December 15th, 2024

Rudyard Kipling remains a favourite despite some of his war-time writings

By Medicine Hat News Opinon on April 24, 2019.

I just recently revisited the Esplanade. Just the foyer. What a great place.

Then I walked over to that bronze sculpture of the early “Germans from Russia” pioneers. It lists many of the names. Their descendants – you’ll have noticed their names in sports, businesses, ranching, farming, politics, industries, etc. – are now legion, all over southeastern Alberta, in all of Alberta and in all of Canada; not only Germans from Russia, but descendants from more recent immigrants. They have been a fact of history for a long time.

The Hessians, recruited by the British during the American Revolution, were from Hessia, a German state from before the founding of a united Germany. Many of them deserted in order to stay in what was to become known as the Land of the Free, and also proliferated all over the U.S. and Canada. We were definitely there, so to speak. And yes, of course, many other nationalities from Britain, France, the Ukraine, from all over the world, also contributed, to probably an even greater degree and greater numbers, to the success of the U.S. and Canada.

During the many revolutions during the 1840s in Prussia and other German principalities, which were brutally put down, many, by the hundreds of thousands, fled to the new :free” America and, one would guess also to the Dominion of Canada.

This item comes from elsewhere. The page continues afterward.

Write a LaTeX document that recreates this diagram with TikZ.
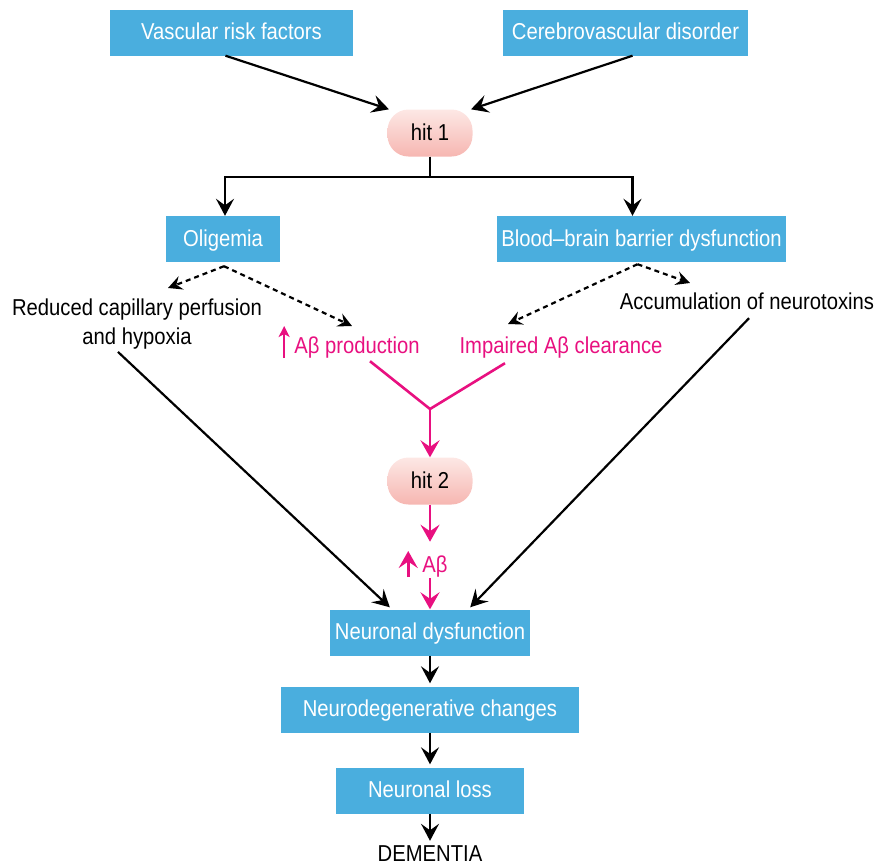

Then I walked a bit further. And there, on the facade of the Royal Liquor Store, is that famous quotation of Kipling’s, about The Hat having all hell for a basement.

So why, at this time, do I choose to concentrate on the Germans’ contribution, you might well ask?

Well, I relatively recently read a non-fiction book titled, if I remember correctly “Years of War: 1914-1918.” With 2018 being that war’s anniversary, naturally it caused all kinds of stories about deeds of courage and patriotism by Canadians and by the British and the misdeeds of Germans during that war, including in the Medicine Hat News. In that book Rudyard J. Kipling, my favourite author from way back when I was still a boy, was, among many other personalities and facts, featured somewhat prominently. He was quoted as having pronounced that “There are two divisions in the world, human beings and Germans” and “Where ever Germans settled, they became like a plague upon the land,” and on in this vein. That was followed by “There are no crimes, no cruelty, no abominations, that the world can conceive of that the German has not perpetrated, is not perpetrating and will not perpetrate if he is to go on,” and further of this nature. I cannot claim to have the exact words correctly, because I returned that book and have not been able to find it again.

Kipling had lost a son in that war and he and his wife had great difficulty in finding his grave; he had been pronounced as “missing.” The British war cabinet had persuaded Kipling to be a member of the propaganda ministry and perhaps that’s why he spoke thusly. On the other hand, he had been known to be very anti-German all of his life.

So did that make me very anti-Kipling? No, not at all. Anybody capable of such marvellous writings as “If,” “The Jungle Book,” “Kim,” “Gunga Din,” “Ricki-Tikki-Tavi,” “Just So Stories,” “Puck of Pook’s Hill” and all those great writings that included what he had written to win the Nobel Prize for Literature certainly could not, and should not, be blamed for sometimes showing anti-anything attitudes, especially anti-dictatorship attitudes that were to commit genocide; like the Holocaust, the Soviet caused Ukranian famine, the atrocities committed in the name of the emperor Hirohito, ISIS, chemical attacks in Iraq, Syria, and on and on.

Mark Twain and Rudyard Kipling – he was also the author of a bit of no longer exactly considered acceptable poetry titled “The White Man’s Burden” – are very much still my two favourite authors.

Ted Kohlmetz is a well read retired citizen of Medicine Hat.